Alternanthera reineckii











Do you think it will come back or is it done?


----------



## bluegoldfish (Jan 2, 2012)

I was having the same experience, then I moved it to a tank with high light and co2. Problem solved!

Unrelated - what's the nice crinkly green plant next to it? That is absolutely beautiful!


----------



## Pyrojodge (Feb 4, 2011)

It is in high light + co2 tank, it will come back though?

The plant next to it is Downoi. Pogostemen Helferi... absolutely love it! I may have some extras if you want some.


----------



## bluegoldfish (Jan 2, 2012)

Thanks for the offer, but I actually killed my downoi! Same experience as you are having with your alternanthera. Are you dosing anything? I also use excel and have done well with it.


----------



## Indian fern (Jul 16, 2012)

It could be emersed althenathra that's why it melted


----------



## danakin (Jun 8, 2007)

Indian fern said:


> It could be emersed althenathra that's why it melted


+1 

Did you happen to get the plant from Petsmart/Petco/etc in one of those packs they sell? 

50/50 if it will come back.


----------



## Pyrojodge (Feb 4, 2011)

I got it in a weird gel type stuff. I'm hopeful that it survives I love the plant.

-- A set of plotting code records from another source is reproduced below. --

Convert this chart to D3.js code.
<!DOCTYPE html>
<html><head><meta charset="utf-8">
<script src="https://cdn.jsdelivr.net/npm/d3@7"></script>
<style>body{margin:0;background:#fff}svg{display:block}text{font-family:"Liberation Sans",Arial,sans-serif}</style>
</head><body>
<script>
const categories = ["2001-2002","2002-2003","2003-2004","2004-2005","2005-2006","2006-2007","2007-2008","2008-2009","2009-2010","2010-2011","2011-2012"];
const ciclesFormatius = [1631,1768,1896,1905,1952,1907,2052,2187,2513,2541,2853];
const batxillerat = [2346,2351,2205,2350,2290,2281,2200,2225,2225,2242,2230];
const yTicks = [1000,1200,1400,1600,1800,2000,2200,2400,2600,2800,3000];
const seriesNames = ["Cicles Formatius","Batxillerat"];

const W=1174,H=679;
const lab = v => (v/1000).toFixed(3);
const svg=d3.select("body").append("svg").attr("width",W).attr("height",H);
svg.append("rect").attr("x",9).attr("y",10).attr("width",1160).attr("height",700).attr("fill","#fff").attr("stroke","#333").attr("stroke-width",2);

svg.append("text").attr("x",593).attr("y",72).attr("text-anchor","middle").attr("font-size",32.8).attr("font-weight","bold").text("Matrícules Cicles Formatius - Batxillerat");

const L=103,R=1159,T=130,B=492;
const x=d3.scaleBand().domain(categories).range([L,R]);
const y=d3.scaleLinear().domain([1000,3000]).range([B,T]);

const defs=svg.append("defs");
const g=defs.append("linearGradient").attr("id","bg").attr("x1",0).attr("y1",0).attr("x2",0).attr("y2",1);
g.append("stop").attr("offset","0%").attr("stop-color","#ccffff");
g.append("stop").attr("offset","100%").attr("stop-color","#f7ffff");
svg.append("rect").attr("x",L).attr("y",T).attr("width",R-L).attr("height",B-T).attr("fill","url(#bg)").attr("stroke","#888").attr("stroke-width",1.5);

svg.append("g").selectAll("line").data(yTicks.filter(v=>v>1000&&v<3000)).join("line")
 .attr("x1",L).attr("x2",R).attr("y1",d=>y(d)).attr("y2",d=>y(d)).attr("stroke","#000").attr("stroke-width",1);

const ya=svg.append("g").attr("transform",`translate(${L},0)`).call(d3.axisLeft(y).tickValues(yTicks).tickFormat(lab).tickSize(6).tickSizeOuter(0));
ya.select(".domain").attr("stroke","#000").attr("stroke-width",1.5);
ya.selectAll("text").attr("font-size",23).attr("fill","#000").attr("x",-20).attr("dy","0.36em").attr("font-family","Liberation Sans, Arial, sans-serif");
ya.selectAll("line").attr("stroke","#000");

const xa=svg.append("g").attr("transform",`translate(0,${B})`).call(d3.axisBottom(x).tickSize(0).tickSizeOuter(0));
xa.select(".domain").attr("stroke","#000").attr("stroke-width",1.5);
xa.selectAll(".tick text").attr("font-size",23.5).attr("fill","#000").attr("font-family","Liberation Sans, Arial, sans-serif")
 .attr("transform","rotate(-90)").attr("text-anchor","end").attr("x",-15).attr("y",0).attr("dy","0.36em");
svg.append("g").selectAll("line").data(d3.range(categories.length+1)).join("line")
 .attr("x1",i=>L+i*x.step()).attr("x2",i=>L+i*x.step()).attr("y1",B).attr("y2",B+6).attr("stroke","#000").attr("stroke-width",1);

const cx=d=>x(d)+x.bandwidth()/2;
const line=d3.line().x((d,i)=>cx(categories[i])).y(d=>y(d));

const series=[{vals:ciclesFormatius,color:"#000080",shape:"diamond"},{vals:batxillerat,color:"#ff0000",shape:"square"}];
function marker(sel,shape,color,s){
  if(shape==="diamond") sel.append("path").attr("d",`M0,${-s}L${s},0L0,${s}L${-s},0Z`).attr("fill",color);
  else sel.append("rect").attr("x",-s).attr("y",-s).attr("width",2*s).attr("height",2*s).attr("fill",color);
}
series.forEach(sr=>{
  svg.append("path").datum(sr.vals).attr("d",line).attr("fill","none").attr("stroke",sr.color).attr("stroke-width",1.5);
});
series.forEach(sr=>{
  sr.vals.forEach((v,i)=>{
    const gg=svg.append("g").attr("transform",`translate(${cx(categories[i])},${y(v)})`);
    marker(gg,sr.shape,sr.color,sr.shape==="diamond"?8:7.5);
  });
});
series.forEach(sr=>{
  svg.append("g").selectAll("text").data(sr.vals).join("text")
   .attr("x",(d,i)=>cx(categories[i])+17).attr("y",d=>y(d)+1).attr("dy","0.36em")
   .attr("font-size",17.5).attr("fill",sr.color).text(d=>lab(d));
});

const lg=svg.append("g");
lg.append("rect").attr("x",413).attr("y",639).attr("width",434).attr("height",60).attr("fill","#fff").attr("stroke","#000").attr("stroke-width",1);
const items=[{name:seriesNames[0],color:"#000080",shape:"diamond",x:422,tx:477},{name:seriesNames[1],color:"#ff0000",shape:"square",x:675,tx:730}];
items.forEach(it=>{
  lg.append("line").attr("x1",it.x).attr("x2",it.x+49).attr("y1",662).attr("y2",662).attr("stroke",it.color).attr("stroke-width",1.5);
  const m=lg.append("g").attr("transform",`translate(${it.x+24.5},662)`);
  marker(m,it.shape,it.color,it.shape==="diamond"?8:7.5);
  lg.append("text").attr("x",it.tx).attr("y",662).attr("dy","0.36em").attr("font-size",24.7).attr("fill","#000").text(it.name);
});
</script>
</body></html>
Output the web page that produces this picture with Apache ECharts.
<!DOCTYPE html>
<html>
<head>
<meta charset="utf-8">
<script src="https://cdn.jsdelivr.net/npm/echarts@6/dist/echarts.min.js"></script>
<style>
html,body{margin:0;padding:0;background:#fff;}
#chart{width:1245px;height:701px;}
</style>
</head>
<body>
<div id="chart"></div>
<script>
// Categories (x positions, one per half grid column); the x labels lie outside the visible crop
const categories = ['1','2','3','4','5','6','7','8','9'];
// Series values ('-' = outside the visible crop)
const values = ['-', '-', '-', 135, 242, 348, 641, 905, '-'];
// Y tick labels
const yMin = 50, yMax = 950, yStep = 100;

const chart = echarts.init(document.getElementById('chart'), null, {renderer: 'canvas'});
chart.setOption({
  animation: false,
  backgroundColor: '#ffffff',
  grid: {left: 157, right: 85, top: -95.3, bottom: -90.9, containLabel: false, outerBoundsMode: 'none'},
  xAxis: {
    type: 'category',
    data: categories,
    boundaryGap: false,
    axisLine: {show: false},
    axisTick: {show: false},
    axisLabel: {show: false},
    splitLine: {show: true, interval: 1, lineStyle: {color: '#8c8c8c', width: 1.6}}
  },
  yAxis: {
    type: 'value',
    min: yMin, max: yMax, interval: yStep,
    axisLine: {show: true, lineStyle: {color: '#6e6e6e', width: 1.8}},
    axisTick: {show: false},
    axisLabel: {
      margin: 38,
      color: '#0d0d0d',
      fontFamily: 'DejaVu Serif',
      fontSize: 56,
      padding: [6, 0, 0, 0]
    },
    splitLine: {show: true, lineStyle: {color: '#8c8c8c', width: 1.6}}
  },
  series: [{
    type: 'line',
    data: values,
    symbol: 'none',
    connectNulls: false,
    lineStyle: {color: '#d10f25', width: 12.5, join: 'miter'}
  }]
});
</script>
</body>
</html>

I does flourish plus npk and eco complete substrate. I ordered my dry fertzand should have them this week


----------



## OVT (Nov 29, 2011)

If it has decent roots, it might recover, but I personally doubt it. You might want to pull it out.


----------



## zombieskickass (Apr 8, 2012)

I got some from petsmart it was 90% dead put still was able to save a couple stems just hit it with co2 good light and ferts


----------



## ADJAquariums (Jul 5, 2012)

I've only gotten one stem to live out of an entire package of the renekii, however it is possibly one of my most favorite stem plants that i keep.


----------



## bluegoldfish (Jan 2, 2012)

I've had trouble with those gel packs. What I've done is put the struggling plant in an emersed set up and waited for it to grow back. Saved a nearly dead staurogyne repens that way. Had to kill a couple of other things before I learned that trick, sadly. The alternanthera can be grown emersed, if you feel like it is on its way out you could always switch it to another set up and see if you can revive it?


----------



## Pyrojodge (Feb 4, 2011)

***Update***

Well, out of a golf ball size portion I have two stems that are showing roots and new leaves... fingers crossed!


----------